Few musicians have had as profound an impact on Australia’s cultural and political life as those in Yothu Yindi. Formed in 1986, this revolutionary band brought together Indigenous musicians from the Yolŋu town of Yirrkala in Northeast Arnhem Land and their non-Indigenous, or Balanda, friends who played in a Darwin band called the Swamp Jockeys.
Their union became fertile ground for new musical dialogues between very different styles, cultures and ideas with the band’s innovative songs drawing on Yolŋu musical elements and lyrics.
Their sources were Manikay, the ancestral Yolŋu song tradition[1] performed in public ceremonies, and Djatpaŋarri, a playful and exuberant popular song form[2] composed and performed by young men in Yirrkala from the 1930s to the 1970s. These overt borrowings afforded Yothu Yindi their distinctive sound.
Sung in both English and Yolŋu languages, Yothu Yindi’s early hits included spirited rock anthems such as Djäpana: Sunset Dreaming and Treaty. These songs affirmed traditional ideas and values for local Yolŋu audiences, while resonating across Australia with the Aboriginal Reconciliation movement of the early 1990s.
The band’s biggest hit, Treaty, released in 1991, was informed by the Yirrkala community’s deep sorrow over their 1971 Supreme Court loss[3] in a case brought against the bauxite mine that had consumed their surrounding homelands.
The song contributed significantly to popularising calls for the Australian government to negotiate a treaty with Indigenous peoples in recognition of their human rights and unceded sovereignty.
Despite the gravity of such themes in many of Yothu Yindi’s songs, the band’s generosity of spirit towards people from all walks of life shone through.
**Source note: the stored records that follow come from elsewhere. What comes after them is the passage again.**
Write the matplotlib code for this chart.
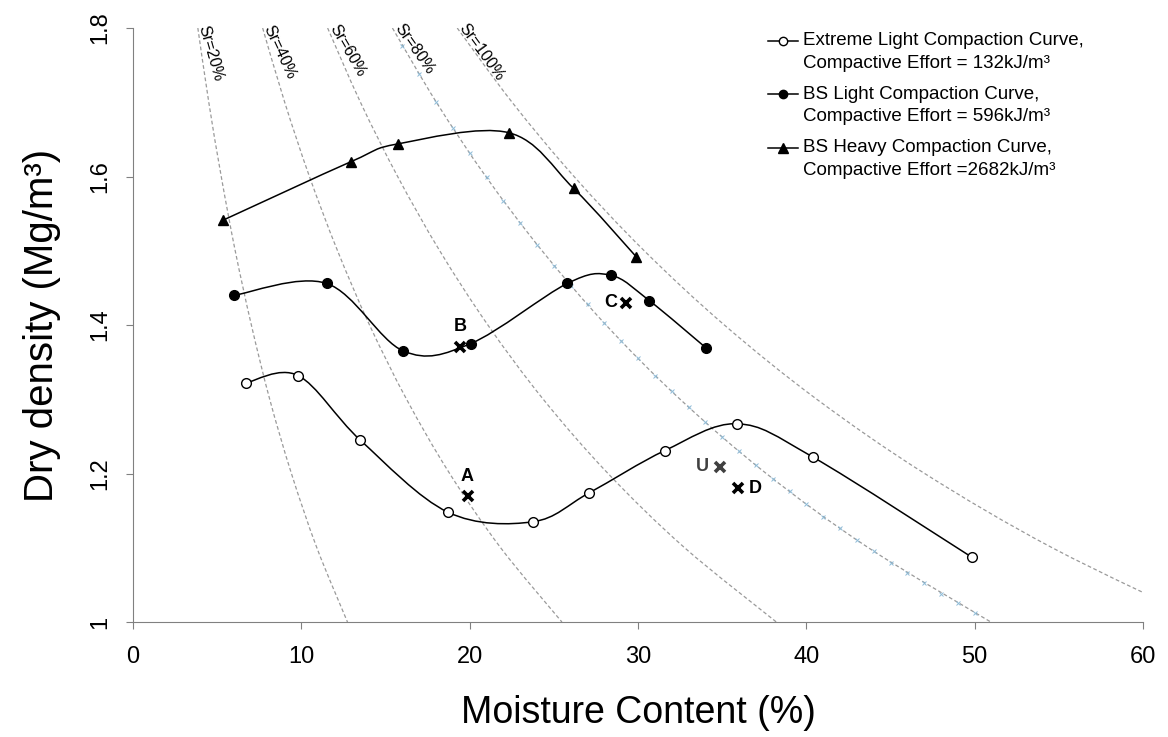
import matplotlib
matplotlib.use('Agg')
import matplotlib.pyplot as plt
import numpy as np
from matplotlib.path import Path
from matplotlib.patches import PathPatch

plt.rcParams['font.family'] = ['Liberation Sans', 'DejaVu Sans']

# compaction curves (moisture %, dry density Mg/m3)
ext_w = [6.7, 9.8, 13.5, 18.7, 23.75, 27.1, 31.6, 35.9, 40.4, 49.85]
ext_rho = [1.322, 1.332, 1.245, 1.148, 1.135, 1.174, 1.231, 1.267, 1.222, 1.087]

light_w = [6.0, 11.5, 16.06, 20.06, 25.8, 28.38, 30.66, 34.05]
light_rho = [1.440, 1.456, 1.365, 1.375, 1.456, 1.467, 1.433, 1.369]

heavy_w = [5.33, 12.95, 15.75, 22.32, 26.17, 29.89]
heavy_rho = [1.541, 1.620, 1.644, 1.659, 1.584, 1.492]

legend_lines = [
    ('Extreme Light Compaction Curve,', 'Compactive Effort = 132kJ/m³'),
    ('BS Light Compaction Curve,', 'Compactive Effort = 596kJ/m³'),
    ('BS Heavy Compaction Curve,', 'Compactive Effort =2682kJ/m³'),
]

# saturation lines
sat_rho = [1.8, 1.7, 1.6, 1.5, 1.4, 1.3, 1.2, 1.1, 1.0]
sr20_w = [3.85, 4.50, 5.24, 6.07, 7.03, 8.12, 9.41, 10.92, 12.74]
sr40_w = [7.70, 9.01, 10.48, 12.15, 14.05, 16.25, 18.81, 21.84, 25.48]
sr60_w = [11.56, 13.51, 15.72, 18.22, 21.08, 24.37, 28.22, 32.77, 38.22]
sr80_w = [15.41, 18.02, 20.96, 24.30, 28.10, 32.50, 37.62, 43.69, 50.96]
sr100_w = [19.26, 22.52, 26.2, 30.37, 35.13, 40.62, 47.03, 54.61, 63.7]
sr_labels = ['Sr=20%', 'Sr=40%', 'Sr=60%', 'Sr=80%', 'Sr=100%']

# marker points on the 80% line
sr80_mark_w = list(range(16, 51))
sr80_mark_rho = [1.776, 1.738, 1.701, 1.665, 1.631, 1.599, 1.567, 1.537, 1.508, 1.480,
                 1.453, 1.428, 1.403, 1.378, 1.355, 1.332, 1.311, 1.289, 1.269, 1.249,
                 1.230, 1.211, 1.193, 1.176, 1.159, 1.142, 1.126, 1.110, 1.095, 1.080,
                 1.066, 1.052, 1.038, 1.025, 1.012]

# sample points
pt_names = ['A', 'B', 'C', 'D', 'U']
pt_w = [19.87, 19.43, 29.3, 35.96, 34.88]
pt_rho = [1.170, 1.371, 1.430, 1.180, 1.209]


def smooth_path(xs, ys):
    # excel style smoothed line as cubic bezier segments
    p = np.column_stack([xs, ys])
    n = len(p)
    verts = [p[0]]
    codes = [Path.MOVETO]
    for i in range(n - 1):
        p0 = p[max(i - 1, 0)]
        p1 = p[i]
        p2 = p[i + 1]
        p3 = p[min(i + 2, n - 1)]
        verts += [p1 + (p2 - p0) / 6, p2 - (p3 - p1) / 6, p2]
        codes += [Path.CURVE4] * 3
    return Path(verts, codes)


fig = plt.figure(figsize=(11.68, 7.37), dpi=100)
ax = fig.add_axes([0.1139, 0.156, 0.8647, 0.806])

dash = (0, (3, 2))
gray = '#9a9a9a'
for w in [sr20_w, sr40_w, sr60_w, sr80_w, sr100_w]:
    ax.add_patch(PathPatch(smooth_path(w, sat_rho), fill=False, lw=0.9,
                           edgecolor=gray, linestyle=dash, zorder=1))
ax.plot(sr80_mark_w, sr80_mark_rho, linestyle='none', marker='x', ms=3.5,
        mew=0.7, color='#8fbcd8', zorder=1)

rots = [-74, -65, -60, -55, -54]
for w, lab, r in zip([sr20_w, sr40_w, sr60_w, sr80_w, sr100_w], sr_labels, rots):
    ax.text(w[0] + 0.3, 1.803, lab, rotation=r, rotation_mode='anchor',
            ha='left', va='center', fontsize=11.5, clip_on=False)

styles = [
    dict(marker='o', mfc='white', mec='black', ms=7, mew=1.0),
    dict(marker='o', mfc='black', mec='black', ms=7, mew=1.0),
    dict(marker='^', mfc='black', mec='black', ms=7.5, mew=1.0),
]
series = [(ext_w, ext_rho), (light_w, light_rho), (heavy_w, heavy_rho)]
for (w, rho), st in zip(series, styles):
    ax.add_patch(PathPatch(smooth_path(w, rho), fill=False, lw=1.1,
                           edgecolor='black', zorder=3))
    ax.plot(w, rho, linestyle='none', zorder=4, **st)

# sample crosses
offsets = {'A': (0, 14), 'B': (0, 14.5), 'C': (-11, 0), 'D': (12, 0), 'U': (-12.5, 0)}
for name, w, rho in zip(pt_names, pt_w, pt_rho):
    col = '#404040' if name == 'U' else 'black'
    ax.plot(w, rho, linestyle='none', marker='x', ms=7.5, mew=2.6, color=col, zorder=5)
    ax.annotate(name, (w, rho), xytext=offsets[name], textcoords='offset points',
                ha='center', va='center', fontsize=13, fontweight='bold', color=col)

# legend drawn by hand so the handle sits on the first line
leg_y = [0.9786, 0.8884, 0.7985]
for (l1, l2), st, y in zip(legend_lines, styles, leg_y):
    ax.plot([0.6287, 0.6584], [y, y], color='black', lw=1.1,
            transform=ax.transAxes, clip_on=False)
    ax.plot([0.6436], [y], transform=ax.transAxes, clip_on=False,
            linestyle='none', **dict(st, ms=st['ms'] - 1))
    ax.text(0.6634, y, l1, transform=ax.transAxes, va='center', ha='left', fontsize=13.5)
    ax.text(0.6634, y - 0.0379, l2, transform=ax.transAxes, va='center', ha='left',
            fontsize=13.5)

ax.set_xlim(0, 60)
ax.set_ylim(1.0, 1.8)
ax.set_xticks([0, 10, 20, 30, 40, 50, 60])
ax.set_yticks([1.0, 1.2, 1.4, 1.6, 1.8])
ax.set_yticklabels(['1', '1.2', '1.4', '1.6', '1.8'], rotation=90, va='center')
for s in ['top', 'right']:
    ax.spines[s].set_visible(False)
for s in ['left', 'bottom']:
    ax.spines[s].set_color('#808080')
ax.tick_params(axis='both', direction='out', length=5, color='#808080', labelsize=17)
ax.tick_params(axis='x', pad=12)
ax.tick_params(axis='y', pad=11)

ax.set_xlabel('Moisture Content (%)', fontsize=27, labelpad=20)
ax.set_ylabel('Dry density (Mg/m³)', fontsize=29, labelpad=20)

fig.savefig('out.png', dpi=100)
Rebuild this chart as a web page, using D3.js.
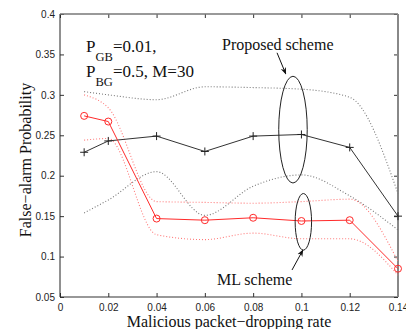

Growing into a group of increasingly diverse musicians over time, Yothu Yindi advocated their own vision for an Australia in which Indigenous people and others could live together in mutual respect and harmony.
Read more: My favourite album: Yothu Yindi's Tribal Voice[4]
An anthem for all Australians
Writing in the Sand: The Epic Story of Legendary Band Yothu Yindi and How their Song Treaty Gave Voice to a Movement[5] is a new book by Matt Garrick, an award winning writer and ABC News journalist based in Darwin. It is both Garrick’s first book and the band’s first biography.